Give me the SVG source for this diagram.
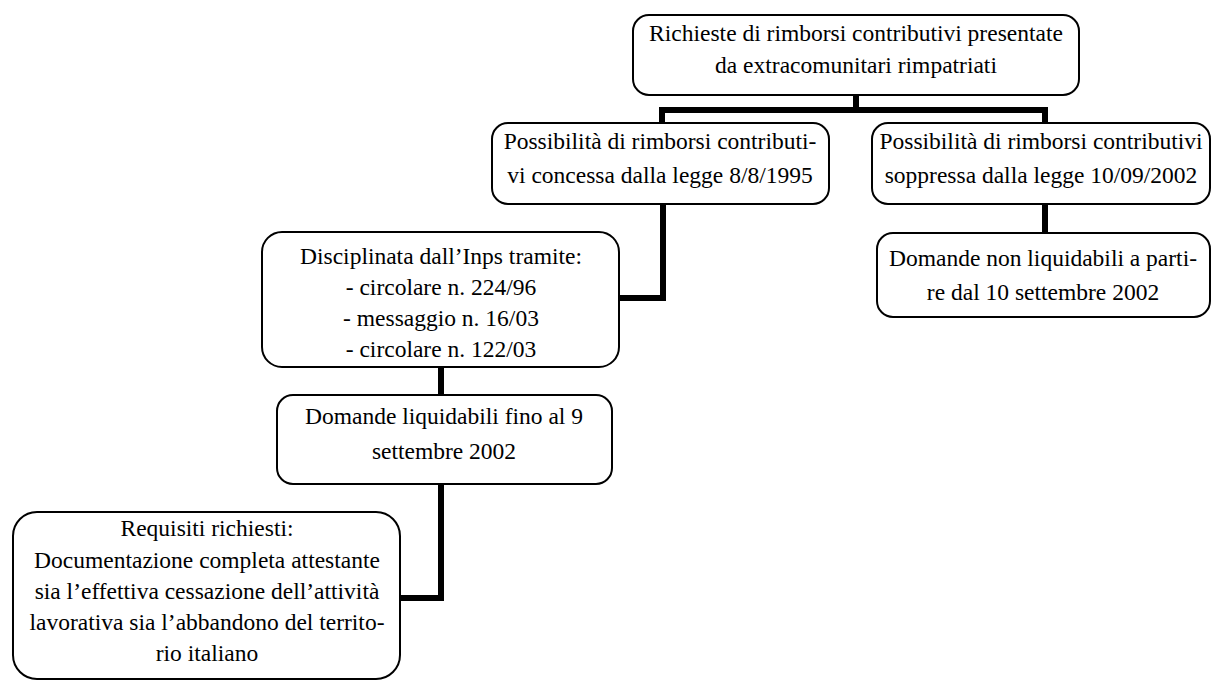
<svg xmlns="http://www.w3.org/2000/svg" width="1212" height="680" viewBox="0 0 1212 680">
<style>
.box{fill:#fff;stroke:#000;stroke-width:2}
.t{font-family:'Liberation Serif','Times New Roman',serif;font-size:23.5px;fill:#000;text-anchor:middle}
.c{fill:none;stroke:#000;stroke-width:6;stroke-linejoin:miter}
</style>
<rect width="1212" height="680" fill="#fff"/>
<g id="connectors">
<path class="c" d="M856,95 V110 M662,123 V110 H1045 V123"/>
<path class="c" d="M663,204 V298 H619"/>
<path class="c" d="M1045,204 V233"/>
<path class="c" d="M441,367 V395"/>
<path class="c" d="M441,484 V598 H400"/>
</g>
<g id="n1">
<rect class="box" x="633" y="15" width="446" height="80" rx="16"/>
<text class="t" x="856" y="41">Richieste di rimborsi contributivi presentate</text>
<text class="t" x="856" y="73">da extracomunitari rimpatriati</text>
</g>
<g id="n2">
<rect class="box" x="492" y="123" width="337" height="81" rx="16"/>
<text class="t" x="660" y="149">Possibilità di rimborsi contributi-</text>
<text class="t" x="660" y="183">vi concessa dalla legge 8/8/1995</text>
</g>
<g id="n3">
<rect class="box" x="872" y="123" width="338" height="81" rx="16"/>
<text class="t" x="1041" y="149">Possibilità di rimborsi contributivi</text>
<text class="t" x="1041" y="183">soppressa dalla legge 10/09/2002</text>
</g>
<g id="n4">
<rect class="box" x="877" y="233" width="333" height="84" rx="16"/>
<text class="t" x="1043" y="266">Domande non liquidabili a parti-</text>
<text class="t" x="1043" y="300">re dal 10 settembre 2002</text>
</g>
<g id="n5">
<rect class="box" x="262" y="232" width="357" height="135" rx="20"/>
<text class="t" x="441" y="264">Disciplinata dall’Inps tramite:</text>
<text class="t" x="441" y="295">- circolare n. 224/96</text>
<text class="t" x="441" y="326">- messaggio n. 16/03</text>
<text class="t" x="441" y="357">- circolare n. 122/03</text>
</g>
<g id="n6">
<rect class="box" x="277" y="395" width="335" height="89" rx="16"/>
<text class="t" x="444" y="424">Domande liquidabili fino al 9</text>
<text class="t" x="444" y="459">settembre 2002</text>
</g>
<g id="n7">
<rect class="box" x="13" y="512" width="387" height="167" rx="24"/>
<text class="t" x="207" y="536">Requisiti richiesti:</text>
<text class="t" x="207" y="568">Documentazione completa attestante</text>
<text class="t" x="207" y="599">sia l’effettiva cessazione dell’attività</text>
<text class="t" x="207" y="630">lavorativa sia l’abbandono del territo-</text>
<text class="t" x="207" y="661">rio italiano</text>
</g>
</svg>
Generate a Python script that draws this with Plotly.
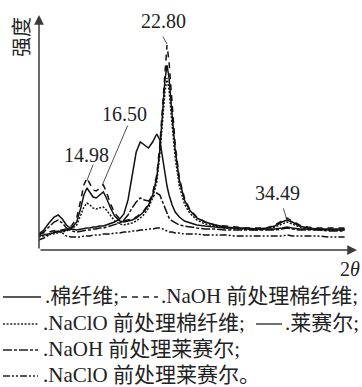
import plotly.graph_objects as go

# ---------------- data (intensity in arbitrary units) -------------
two_theta = [10.3, 10.8, 11.3, 11.8, 12.2, 12.6, 13.0, 13.5, 14.0, 14.4,
             14.7, 15.0, 15.3, 15.6, 15.9, 16.2, 16.6, 16.9, 17.3, 17.7,
             18.2, 18.6, 19.0, 19.4, 19.8, 20.2, 20.6, 21.0, 21.4, 21.8,
             22.1, 22.4, 22.6, 22.8, 23.0, 23.3, 23.6, 24.0, 24.5, 25.0,
             25.7, 26.5, 27.5, 28.5, 29.5, 30.5, 31.5, 32.5, 33.3, 34.0,
             34.5, 35.0, 35.7, 36.5, 37.5, 38.5, 39.3, 40.1]

cotton = [14, 15, 16, 17, 18, 19, 20, 22, 28, 42,
          55, 62, 58, 53, 52, 55, 58, 52, 42, 34,
          29, 28, 29, 30, 32, 35, 39, 45, 55, 72,
          100, 140, 170, 185, 172, 135, 100, 70, 50, 40,
          32, 28, 25, 23, 22, 22, 21, 22, 24, 28,
          30, 28, 24, 22, 21, 21, 21, 21]

naoh_cotton = [16, 17, 18, 19, 20, 20, 21, 24, 32, 50,
               65, 72, 66, 60, 59, 62, 65, 58, 46, 37,
               31, 29, 30, 31, 33, 36, 40, 46, 57, 75,
               105, 150, 185, 205, 188, 145, 105, 72, 52, 41,
               33, 28, 25, 24, 23, 22, 22, 22, 25, 29,
               32, 29, 25, 23, 22, 22, 22, 22]

naclo_cotton = [13, 14, 15, 16, 17, 18, 19, 21, 25, 35,
                43, 47, 45, 42, 41, 42, 43, 40, 34, 29,
                26, 25, 26, 27, 29, 32, 36, 42, 52, 68,
                95, 130, 158, 172, 160, 125, 92, 64, 46, 37,
                30, 26, 24, 22, 21, 21, 20, 21, 23, 26,
                28, 26, 23, 21, 20, 20, 20, 20]

lyocell = [16, 20, 27, 33, 35, 31, 25, 21, 20, 21,
           21, 22, 22, 23, 23, 24, 24, 25, 26, 28,
           31, 36, 50, 75, 98, 108, 105, 102, 108, 116,
           110, 90, 76, 64, 55, 45, 38, 33, 29, 27,
           25, 24, 23, 22, 22, 21, 21, 21, 21, 22,
           23, 22, 21, 21, 21, 20, 20, 20]

naoh_lyocell = [15, 18, 23, 28, 30, 27, 22, 19, 18, 19,
                19, 20, 20, 21, 21, 22, 22, 23, 24, 25,
                27, 30, 35, 42, 48, 52, 50, 49, 53, 57,
                55, 47, 41, 36, 32, 29, 27, 25, 24, 23,
                22, 21, 21, 20, 20, 20, 20, 20, 20, 21,
                22, 21, 20, 20, 20, 19, 19, 19]

naclo_lyocell = [10, 12, 15, 18, 19, 17, 14, 13, 13, 13,
                 14, 14, 14, 15, 15, 15, 16, 16, 16, 17,
                 17, 18, 18, 19, 19, 20, 20, 21, 21, 22,
                 22, 21, 20, 19, 18, 18, 17, 17, 16, 16,
                 16, 15, 15, 15, 14, 14, 14, 14, 14, 14,
                 15, 14, 14, 14, 14, 13, 13, 13]

series_names = ["棉纤维", "NaOH 前处理棉纤维", "NaClO 前处理棉纤维",
                "莱赛尔", "NaOH 前处理莱赛尔", "NaClO 前处理莱赛尔"]
series_values = [cotton, naoh_cotton, naclo_cotton, lyocell, naoh_lyocell, naclo_lyocell]

peak_labels = ["14.98", "16.50", "22.80", "34.49"]
peak_positions = [14.98, 16.50, 22.80, 34.49]
peak_heights = [69, 65, 206, 30]

x_range = [10.33, 41.31]
y_range = [0, 235]

# ---------------- styles -------------
W, H = 362, 387
ML, MR, MT, MB = 39, 5, 15, 137
PW = W - ML - MR
PH = H - MT - MB

FONT = "Liberation Serif, Noto Sans CJK SC, serif"
INK = "#111111"
AXIS = "#3a3a3a"
dashes = ["solid", "6px,5px", "2px,1.6px", "solid", "9px,2px,3px,2px", "7px,2px,2px,2px,2px,2px"]


def pxx(xp):
    return (xp - ML) / PW


def pxy(yp):
    return (H - MB - yp) / PH


fig = go.Figure()
for name, vals, dash in zip(series_names, series_values, dashes):
    fig.add_trace(go.Scatter(x=two_theta, y=vals, mode="lines", name=name,
                             line=dict(color=INK, width=1.5, dash=dash),
                             showlegend=False, hoverinfo="skip"))

annotations = []
shapes = []

# axis arrows
annotations.append(dict(x=1, y=0, xref="paper", yref="paper", ax=-PW, ay=0,
                        axref="pixel", ayref="pixel", text="", showarrow=True,
                        arrowhead=2, arrowsize=1.3, arrowwidth=1.5, arrowcolor=AXIS))
annotations.append(dict(x=0, y=1, xref="paper", yref="paper", ax=0, ay=PH,
                        axref="pixel", ayref="pixel", text="", showarrow=True,
                        arrowhead=2, arrowsize=1.3, arrowwidth=1.5, arrowcolor=AXIS))

# axis titles
annotations.append(dict(x=pxx(22), y=pxy(37), xref="paper", yref="paper", text="强度",
                        textangle=-90, showarrow=False, xanchor="center", yanchor="middle",
                        font=dict(family=FONT, size=20, color="#222")))
annotations.append(dict(x=pxx(350), y=pxy(269), xref="paper", yref="paper",
                        text="2<i>θ</i>", showarrow=False, xanchor="center", yanchor="middle",
                        font=dict(family=FONT, size=20, color="#222")))

# peak labels: (leader start offset), (text offset)
leader_offsets = [(7, -18), (26, -61), (-5, -9), (-4, -13)]
text_offsets = [(0, 26), (22, 71), (-4, 23), (-9, 27)]
for lab, xp, yp, (lx, ly), (tx, ty) in zip(peak_labels, peak_positions, peak_heights,
                                           leader_offsets, text_offsets):
    annotations.append(dict(x=xp, y=yp, xref="x", yref="y", ax=lx, ay=ly,
                            text="", showarrow=True, arrowhead=0, arrowwidth=0.8,
                            arrowcolor="#222"))
    annotations.append(dict(x=xp, y=yp, xref="x", yref="y", text=lab, showarrow=False,
                            xshift=tx, yshift=ty, xanchor="center", yanchor="middle",
                            font=dict(family=FONT, size=20, color="#222")))

# legend (text lines under the chart)
legend_rows = [
    (0, 3, 41, 297, 43),
    (1, 121, 158, 297, 159),
    (2, 3, 38, 324, 41),
    (3, 256, 282, 324, 283),
    (4, 3, 38, 350, 41),
    (5, 3, 38, 376, 41),
]
for idx, x0, x1, yline, xt in legend_rows:
    shapes.append(dict(type="line", xref="paper", yref="paper",
                       x0=pxx(x0), x1=pxx(x1), y0=pxy(yline), y1=pxy(yline),
                       line=dict(color="#222", width=1.3, dash=dashes[idx])))
    end = "。" if idx == 5 else ";"
    annotations.append(dict(x=pxx(xt), y=pxy(yline - 1), xref="paper", yref="paper",
                            text="." + series_names[idx] + end, showarrow=False,
                            xanchor="left", yanchor="middle",
                            font=dict(family=FONT, size=21, color="#222")))

fig.update_layout(
    width=W, height=H,
    margin=dict(l=ML, r=MR, t=MT, b=MB, pad=0),
    paper_bgcolor="white", plot_bgcolor="white",
    xaxis=dict(range=x_range, showgrid=False, zeroline=False, showline=False,
               showticklabels=False, ticks=""),
    yaxis=dict(range=y_range, showgrid=False, zeroline=False, showline=False,
               showticklabels=False, ticks=""),
    annotations=annotations, shapes=shapes,
)

fig.write_html(
    "out.html",
    config={"displayModeBar": False, "staticPlot": True},
    post_script="document.body.style.margin='0';document.body.style.padding='0';"
                "document.body.style.overflow='hidden';"
                "document.documentElement.style.overflow='hidden';",
)
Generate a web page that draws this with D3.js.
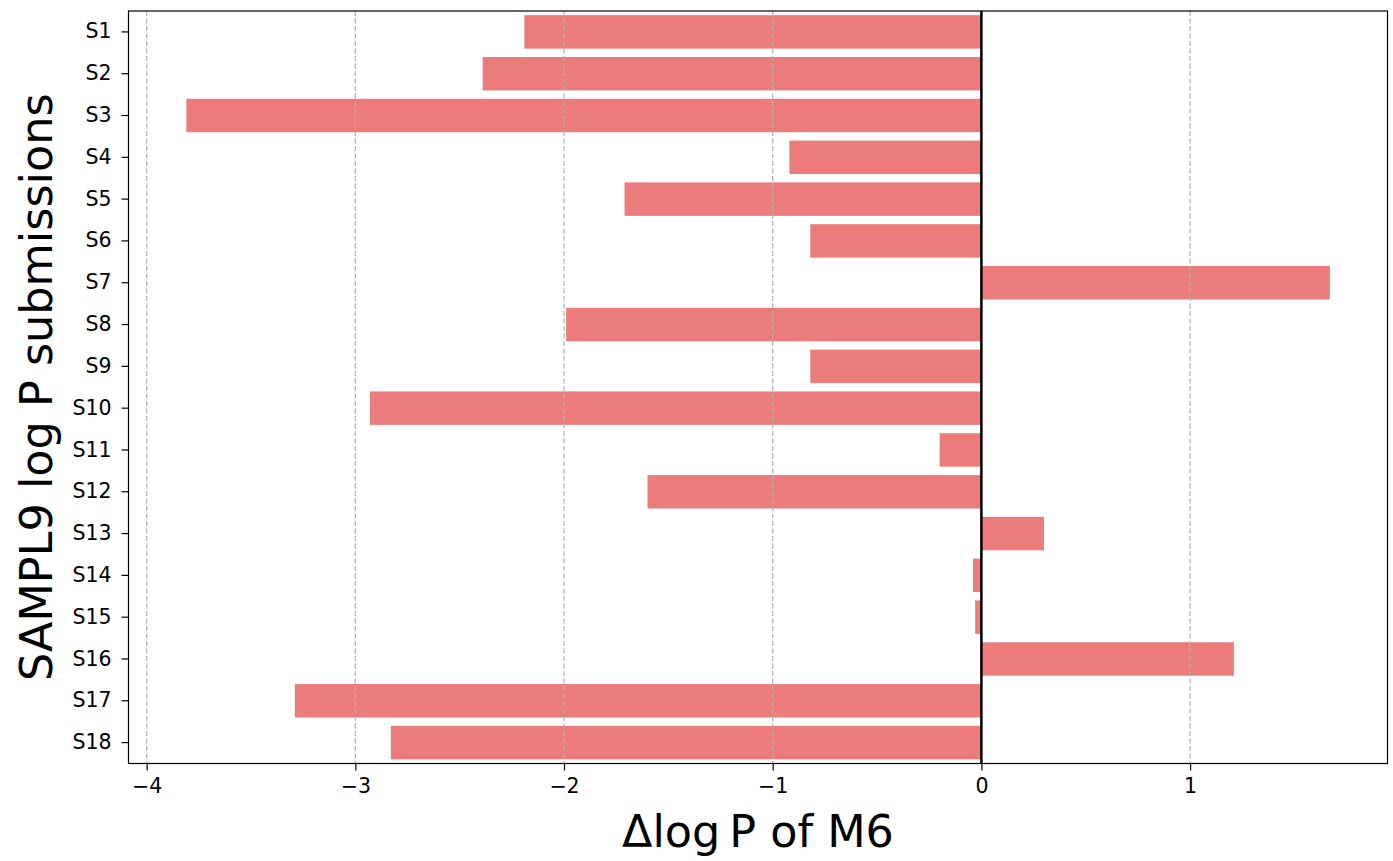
<!DOCTYPE html>
<html>
<head>
<meta charset="utf-8">
<script src="https://cdn.jsdelivr.net/npm/d3@7"></script>
<style>
  body { margin: 0; background: #fff; }
  text { font-family: "DejaVu Sans", sans-serif; }
</style>
</head>
<body>
<div id="chart-area"></div>
<script>
// submissions and their delta log P
let submissions = ["S1","S2","S3","S4","S5","S6","S7","S8","S9","S10",
                   "S11","S12","S13","S14","S15","S16","S17","S18"];
let deltaLogP = [-2.19, -2.39, -3.81, -0.92, -1.71, -0.82, 1.67, -1.99, -0.82, -2.93,
                 -0.20, -1.60, 0.30, -0.04, -0.03, 1.21, -3.29, -2.83];
let xTicks = [-4, -3, -2, -1, 0, 1];

let width = 1393, height = 861;
let plotLeft = 128.5, plotRight = 1387.5, plotTop = 11, plotBottom = 763.5;

let svg = d3.select('#chart-area')
            .append('svg')
            .attr("width", width)
            .attr("height", height);

let x = d3.scaleLinear()
        .domain([-4.087, 1.946])
        .range([plotLeft, plotRight]);

let y = d3.scaleBand()
        .domain(submissions)
        .range([plotTop, plotBottom])
        .paddingInner(0.2)
        .paddingOuter(0.1);

// bars
svg.selectAll("rect.bar")
    .data(deltaLogP)
    .enter()
    .append("rect")
    .attr("class", "bar")
    .attr("x", d => x(Math.min(0, d)))
    .attr("y", (d, i) => y(submissions[i]))
    .attr("width", d => Math.abs(x(d) - x(0)))
    .attr("height", y.bandwidth())
    .attr("fill", "#ec7b7b");

// vertical grid (drawn over bars)
svg.selectAll("line.grid")
    .data(xTicks)
    .enter()
    .append("line")
    .attr("x1", d => x(d))
    .attr("x2", d => x(d))
    .attr("y1", plotTop)
    .attr("y2", plotBottom)
    .attr("stroke", "#b0b0b0")
    .attr("stroke-width", 1.2)
    .attr("stroke-dasharray", "5,2.5");

// zero line
svg.append("line")
    .attr("x1", x(0)).attr("x2", x(0))
    .attr("y1", plotTop).attr("y2", plotBottom)
    .attr("stroke", "#000")
    .attr("stroke-width", 2.5);

// axes
let xAxis = d3.axisBottom(x)
    .tickValues(xTicks)
    .tickSize(7)
    .tickPadding(8)
    .tickFormat(d => d < 0 ? "\u2212" + Math.abs(d) : d);

let gx = svg.append("g")
    .attr("transform", "translate(0," + plotBottom + ")")
    .call(xAxis);

let yAxis = d3.axisLeft(y)
    .tickSize(7)
    .tickPadding(10);

let gy = svg.append("g")
    .attr("transform", "translate(" + plotLeft + ",0)")
    .call(yAxis);

[gx, gy].forEach(g => {
    g.attr("font-size", null).attr("font-family", null);
    g.select(".domain").remove();
    g.selectAll(".tick line").attr("stroke", "#000").attr("stroke-width", 1.2);
    g.selectAll(".tick text")
        .attr("fill", "#000")
        .style("font-size", "20.5px")
        .style("font-family", "DejaVu Sans");
});

// frame
svg.append("rect")
    .attr("x", plotLeft)
    .attr("y", plotTop)
    .attr("width", plotRight - plotLeft)
    .attr("height", plotBottom - plotTop)
    .attr("fill", "none")
    .attr("stroke", "#000")
    .attr("stroke-width", 1.2);

// axis labels
svg.append("text")
    .attr("x", (plotLeft + plotRight) / 2)
    .attr("y", 847)
    .attr("text-anchor", "middle")
    .style("font-size", "44.5px")
    .text("\u0394log\u2009P of M6");

svg.append("text")
    .attr("transform", "translate(52," + (plotTop + plotBottom) / 2 + ") rotate(-90)")
    .attr("text-anchor", "middle")
    .style("font-size", "44.5px")
    .text("SAMPL9 log P submissions");
</script>
</body>
</html>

| WHAT THIS TASK INVOLVES |
Reproduce nothing but the lines from the one with "Generate a Python" to the one with "34.5, 35.0, 35.7, 36.5, 37.5, 38.5, 39.3, 40.1]", both lines included, and keep every picture out of the copy.

| RESULT OF THIS TASK |
Generate a Python script that draws this with Plotly.
import plotly.graph_objects as go

# ---------------- data (intensity in arbitrary units) -------------
two_theta = [10.3, 10.8, 11.3, 11.8, 12.2, 12.6, 13.0, 13.5, 14.0, 14.4,
             14.7, 15.0, 15.3, 15.6, 15.9, 16.2, 16.6, 16.9, 17.3, 17.7,
             18.2, 18.6, 19.0, 19.4, 19.8, 20.2, 20.6, 21.0, 21.4, 21.8,
             22.1, 22.4, 22.6, 22.8, 23.0, 23.3, 23.6, 24.0, 24.5, 25.0,
             25.7, 26.5, 27.5, 28.5, 29.5, 30.5, 31.5, 32.5, 33.3, 34.0,
             34.5, 35.0, 35.7, 36.5, 37.5, 38.5, 39.3, 40.1]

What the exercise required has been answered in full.